WHAT TO WORK ON
Output all the material that follows, exactly as given.
══════════
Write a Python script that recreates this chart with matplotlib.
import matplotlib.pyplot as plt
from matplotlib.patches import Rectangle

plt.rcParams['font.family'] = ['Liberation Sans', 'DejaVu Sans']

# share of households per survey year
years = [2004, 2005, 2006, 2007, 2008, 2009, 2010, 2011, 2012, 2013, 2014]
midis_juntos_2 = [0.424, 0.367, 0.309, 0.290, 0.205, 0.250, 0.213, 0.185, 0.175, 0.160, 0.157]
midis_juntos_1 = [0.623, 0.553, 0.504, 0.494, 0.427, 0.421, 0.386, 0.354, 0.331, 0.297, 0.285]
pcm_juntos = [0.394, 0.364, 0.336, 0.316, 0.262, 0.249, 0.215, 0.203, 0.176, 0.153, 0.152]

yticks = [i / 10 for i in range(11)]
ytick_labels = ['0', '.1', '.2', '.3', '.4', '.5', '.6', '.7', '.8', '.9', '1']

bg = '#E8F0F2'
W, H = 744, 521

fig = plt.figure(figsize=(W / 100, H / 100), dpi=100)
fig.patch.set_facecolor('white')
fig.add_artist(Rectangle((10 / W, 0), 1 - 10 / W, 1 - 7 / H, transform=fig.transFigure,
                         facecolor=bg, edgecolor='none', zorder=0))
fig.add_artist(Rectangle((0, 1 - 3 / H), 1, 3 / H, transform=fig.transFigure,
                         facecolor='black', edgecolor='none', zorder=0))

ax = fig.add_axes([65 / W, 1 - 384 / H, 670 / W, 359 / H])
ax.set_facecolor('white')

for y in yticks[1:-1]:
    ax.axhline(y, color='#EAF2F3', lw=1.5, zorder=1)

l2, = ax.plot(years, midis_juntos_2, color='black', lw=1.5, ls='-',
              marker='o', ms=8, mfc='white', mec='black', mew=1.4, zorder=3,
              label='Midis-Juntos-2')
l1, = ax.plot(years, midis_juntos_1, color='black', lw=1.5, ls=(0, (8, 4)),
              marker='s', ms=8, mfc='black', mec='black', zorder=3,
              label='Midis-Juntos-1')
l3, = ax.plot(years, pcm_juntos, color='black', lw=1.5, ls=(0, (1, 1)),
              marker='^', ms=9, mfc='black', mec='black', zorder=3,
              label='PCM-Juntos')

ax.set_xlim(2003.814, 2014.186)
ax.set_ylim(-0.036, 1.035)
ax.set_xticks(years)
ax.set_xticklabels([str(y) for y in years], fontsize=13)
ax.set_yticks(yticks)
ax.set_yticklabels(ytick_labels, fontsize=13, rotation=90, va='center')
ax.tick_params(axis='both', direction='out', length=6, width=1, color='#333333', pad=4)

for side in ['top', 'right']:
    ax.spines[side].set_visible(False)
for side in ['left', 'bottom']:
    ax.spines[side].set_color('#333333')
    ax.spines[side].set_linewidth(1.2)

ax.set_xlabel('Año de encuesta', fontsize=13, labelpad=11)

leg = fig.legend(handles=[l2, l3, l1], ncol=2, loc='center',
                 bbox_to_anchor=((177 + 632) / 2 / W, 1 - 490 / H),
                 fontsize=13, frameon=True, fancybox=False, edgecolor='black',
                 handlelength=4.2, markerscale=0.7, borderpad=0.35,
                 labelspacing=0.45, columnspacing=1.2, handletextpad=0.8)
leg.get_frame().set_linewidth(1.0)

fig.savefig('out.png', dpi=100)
══════════
RESULT OF THE TASK
Write a Python script that recreates this chart with matplotlib.
import matplotlib.pyplot as plt
from matplotlib.patches import Rectangle

plt.rcParams['font.family'] = ['Liberation Sans', 'DejaVu Sans']

# share of households per survey year
years = [2004, 2005, 2006, 2007, 2008, 2009, 2010, 2011, 2012, 2013, 2014]
midis_juntos_2 = [0.424, 0.367, 0.309, 0.290, 0.205, 0.250, 0.213, 0.185, 0.175, 0.160, 0.157]
midis_juntos_1 = [0.623, 0.553, 0.504, 0.494, 0.427, 0.421, 0.386, 0.354, 0.331, 0.297, 0.285]
pcm_juntos = [0.394, 0.364, 0.336, 0.316, 0.262, 0.249, 0.215, 0.203, 0.176, 0.153, 0.152]

yticks = [i / 10 for i in range(11)]
ytick_labels = ['0', '.1', '.2', '.3', '.4', '.5', '.6', '.7', '.8', '.9', '1']

bg = '#E8F0F2'
W, H = 744, 521

fig = plt.figure(figsize=(W / 100, H / 100), dpi=100)
fig.patch.set_facecolor('white')
fig.add_artist(Rectangle((10 / W, 0), 1 - 10 / W, 1 - 7 / H, transform=fig.transFigure,
                         facecolor=bg, edgecolor='none', zorder=0))
fig.add_artist(Rectangle((0, 1 - 3 / H), 1, 3 / H, transform=fig.transFigure,
                         facecolor='black', edgecolor='none', zorder=0))

ax = fig.add_axes([65 / W, 1 - 384 / H, 670 / W, 359 / H])
ax.set_facecolor('white')

for y in yticks[1:-1]:
    ax.axhline(y, color='#EAF2F3', lw=1.5, zorder=1)

l2, = ax.plot(years, midis_juntos_2, color='black', lw=1.5, ls='-',
              marker='o', ms=8, mfc='white', mec='black', mew=1.4, zorder=3,
              label='Midis-Juntos-2')
l1, = ax.plot(years, midis_juntos_1, color='black', lw=1.5, ls=(0, (8, 4)),
              marker='s', ms=8, mfc='black', mec='black', zorder=3,
              label='Midis-Juntos-1')
l3, = ax.plot(years, pcm_juntos, color='black', lw=1.5, ls=(0, (1, 1)),
              marker='^', ms=9, mfc='black', mec='black', zorder=3,
              label='PCM-Juntos')

ax.set_xlim(2003.814, 2014.186)
ax.set_ylim(-0.036, 1.035)
ax.set_xticks(years)
ax.set_xticklabels([str(y) for y in years], fontsize=13)
ax.set_yticks(yticks)
ax.set_yticklabels(ytick_labels, fontsize=13, rotation=90, va='center')
ax.tick_params(axis='both', direction='out', length=6, width=1, color='#333333', pad=4)

for side in ['top', 'right']:
    ax.spines[side].set_visible(False)
for side in ['left', 'bottom']:
    ax.spines[side].set_color('#333333')
    ax.spines[side].set_linewidth(1.2)

ax.set_xlabel('Año de encuesta', fontsize=13, labelpad=11)

leg = fig.legend(handles=[l2, l3, l1], ncol=2, loc='center',
                 bbox_to_anchor=((177 + 632) / 2 / W, 1 - 490 / H),
                 fontsize=13, frameon=True, fancybox=False, edgecolor='black',
                 handlelength=4.2, markerscale=0.7, borderpad=0.35,
                 labelspacing=0.45, columnspacing=1.2, handletextpad=0.8)
leg.get_frame().set_linewidth(1.0)

fig.savefig('out.png', dpi=100)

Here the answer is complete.